- INSTRUCTIONS TO FOLLOW
Identify the lines that contain the string "matplotlib", then copy each of them.

- RECORDED INFORMATION
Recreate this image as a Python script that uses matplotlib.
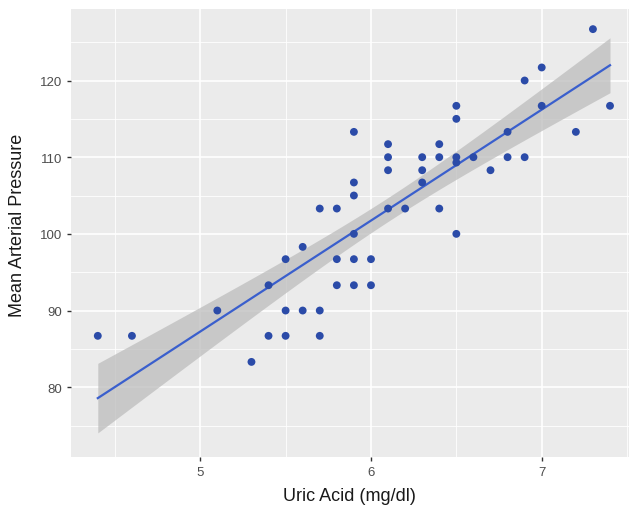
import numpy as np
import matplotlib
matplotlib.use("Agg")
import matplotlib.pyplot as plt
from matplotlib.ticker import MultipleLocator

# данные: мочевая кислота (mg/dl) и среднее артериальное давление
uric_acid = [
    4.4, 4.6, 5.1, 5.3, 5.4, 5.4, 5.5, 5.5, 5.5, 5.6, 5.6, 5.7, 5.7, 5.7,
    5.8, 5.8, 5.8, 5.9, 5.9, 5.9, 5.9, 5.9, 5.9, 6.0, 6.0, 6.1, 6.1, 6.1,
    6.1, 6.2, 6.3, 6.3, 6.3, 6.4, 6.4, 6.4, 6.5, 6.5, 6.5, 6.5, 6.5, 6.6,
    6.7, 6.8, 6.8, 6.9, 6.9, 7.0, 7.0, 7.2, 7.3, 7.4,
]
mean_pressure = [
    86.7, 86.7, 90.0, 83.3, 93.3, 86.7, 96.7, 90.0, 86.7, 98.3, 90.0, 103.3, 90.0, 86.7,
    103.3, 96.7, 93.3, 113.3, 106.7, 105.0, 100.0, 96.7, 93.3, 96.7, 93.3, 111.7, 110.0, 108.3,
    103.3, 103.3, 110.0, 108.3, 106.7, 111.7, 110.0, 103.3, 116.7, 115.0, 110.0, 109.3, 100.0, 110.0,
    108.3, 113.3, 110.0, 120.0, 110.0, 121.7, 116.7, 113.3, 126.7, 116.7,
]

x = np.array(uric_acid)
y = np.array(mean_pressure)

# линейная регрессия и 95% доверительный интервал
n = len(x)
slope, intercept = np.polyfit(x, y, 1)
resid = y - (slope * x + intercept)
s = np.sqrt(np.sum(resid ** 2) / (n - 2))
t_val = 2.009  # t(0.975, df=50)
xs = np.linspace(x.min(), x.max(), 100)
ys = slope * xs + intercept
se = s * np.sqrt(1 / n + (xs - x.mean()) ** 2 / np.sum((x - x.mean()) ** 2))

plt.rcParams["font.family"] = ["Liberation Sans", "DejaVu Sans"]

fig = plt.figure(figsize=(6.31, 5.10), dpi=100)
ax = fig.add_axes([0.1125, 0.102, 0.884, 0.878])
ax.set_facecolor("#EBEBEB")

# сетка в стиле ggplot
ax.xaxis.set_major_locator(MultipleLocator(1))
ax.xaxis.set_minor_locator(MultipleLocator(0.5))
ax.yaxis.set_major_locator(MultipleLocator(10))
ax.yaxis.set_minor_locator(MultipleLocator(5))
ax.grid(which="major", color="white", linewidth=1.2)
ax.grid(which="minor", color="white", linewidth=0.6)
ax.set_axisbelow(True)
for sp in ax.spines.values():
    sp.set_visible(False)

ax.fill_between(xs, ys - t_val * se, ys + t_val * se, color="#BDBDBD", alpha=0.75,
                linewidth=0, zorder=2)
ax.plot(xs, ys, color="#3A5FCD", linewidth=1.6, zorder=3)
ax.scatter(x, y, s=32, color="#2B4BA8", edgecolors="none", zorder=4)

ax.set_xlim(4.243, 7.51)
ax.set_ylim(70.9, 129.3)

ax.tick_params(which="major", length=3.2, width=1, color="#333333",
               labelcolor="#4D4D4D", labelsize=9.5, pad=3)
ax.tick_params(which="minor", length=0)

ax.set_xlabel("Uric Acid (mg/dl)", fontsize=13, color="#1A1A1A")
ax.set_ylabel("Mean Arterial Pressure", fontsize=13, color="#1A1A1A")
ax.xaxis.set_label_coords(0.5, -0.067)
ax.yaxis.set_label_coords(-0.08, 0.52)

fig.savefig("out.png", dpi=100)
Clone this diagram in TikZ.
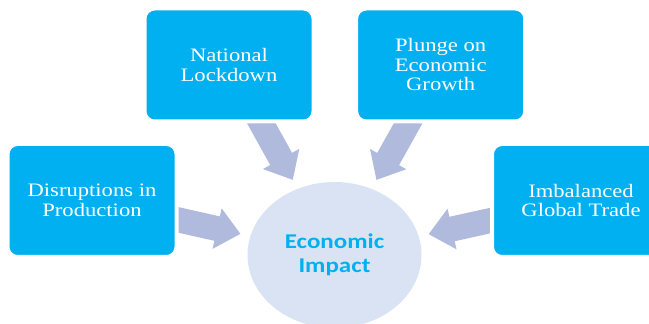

- COMPLETE OUTPUT
Recreate this image as a Python script that uses matplotlib.
import matplotlib
matplotlib.use("Agg")
import matplotlib.pyplot as plt
from matplotlib.ticker import MultipleLocator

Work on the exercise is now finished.